Considering how set-piece coaches are de rigueur in the Premier League, it would be remiss of them to discount the impact of human catapult. Having the propensity to deploy this weapon gives opponents something else to plan for. “The majority of goals are scored in a second six-yard box within the width of the goal,” Challinor adds, before making the point that, for him, it was never a case of throwing in hope. Rather, he had the ability to choose his target, helping him land the ball exactly where he desired. “In games you could see where keepers were potentially coming, so the ability to be able to throw it beyond him when he was maybe anticipating it at the near post caused more chaos,” he says.
“Different trajectories were also important; Rory [Delap]’s throwing tended to be really flat, but some were looped, some were high, depending on what you were coming up against really.
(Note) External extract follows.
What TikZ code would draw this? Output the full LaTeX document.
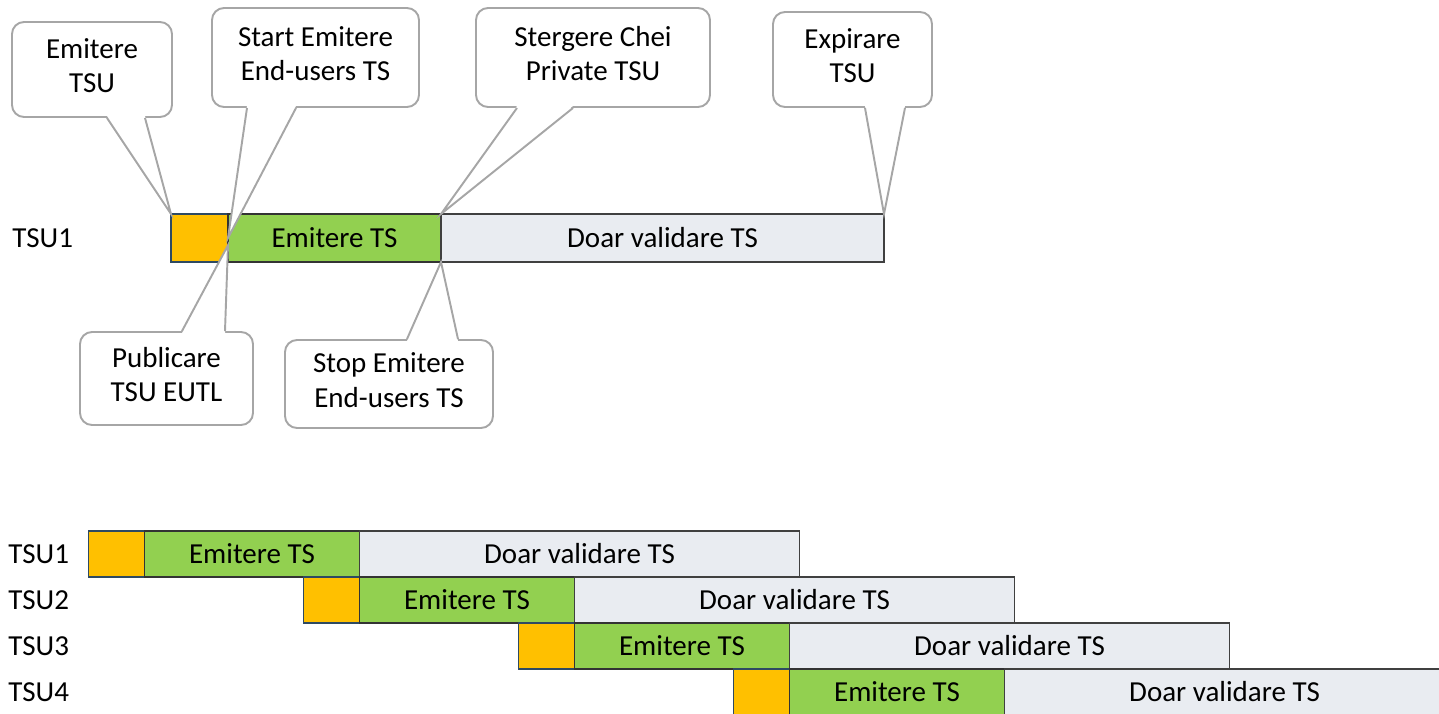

Different things in terms of distance and trajectories to try to cause different problems is important”. Stockport have the former Blackburn and England Under-21 forward Matt Jansen on staff. The 47-year-old started his career at Carlisle with Delap and attributes his former teammate’s success down to being a high-quality javelin thrower.
A rhythmical run-up and being able to generate power on release helped Challinor and Delap become synonymous with threatening long throws, with the latter having had the advertising hoardings at Prenton Park separated in order to allow him space to build momentum.

The first contact of the ball and man in the box is the butterfly flapping its wings. No one heads home directly from a long throw, with the real danger coming after the initial phase. Often, in Challinor’s Tranmere days, Nick Henry would be primed on the edge of the box for the half-clearance, pouncing to great effect. Tranmere reached the final of the League Cup and quarter-finals of the FA Cup in 2000 with Challinor’s rockets integral to upsetting West Ham, Sunderland and Middlesbrough along the way.
“It definitely detracted from the other players in our team because people became obsessed around [my] throwing and what they could do to try to stop it,” says Challinor. “It was goalkeepers coming miles out, it was moving advertising boards closer, it was wetting the pitch, it was ballboys wetting ball, it was all them things. It did become a little bit of an obsession [for opponents] and definitely gave us an edge going into a game.”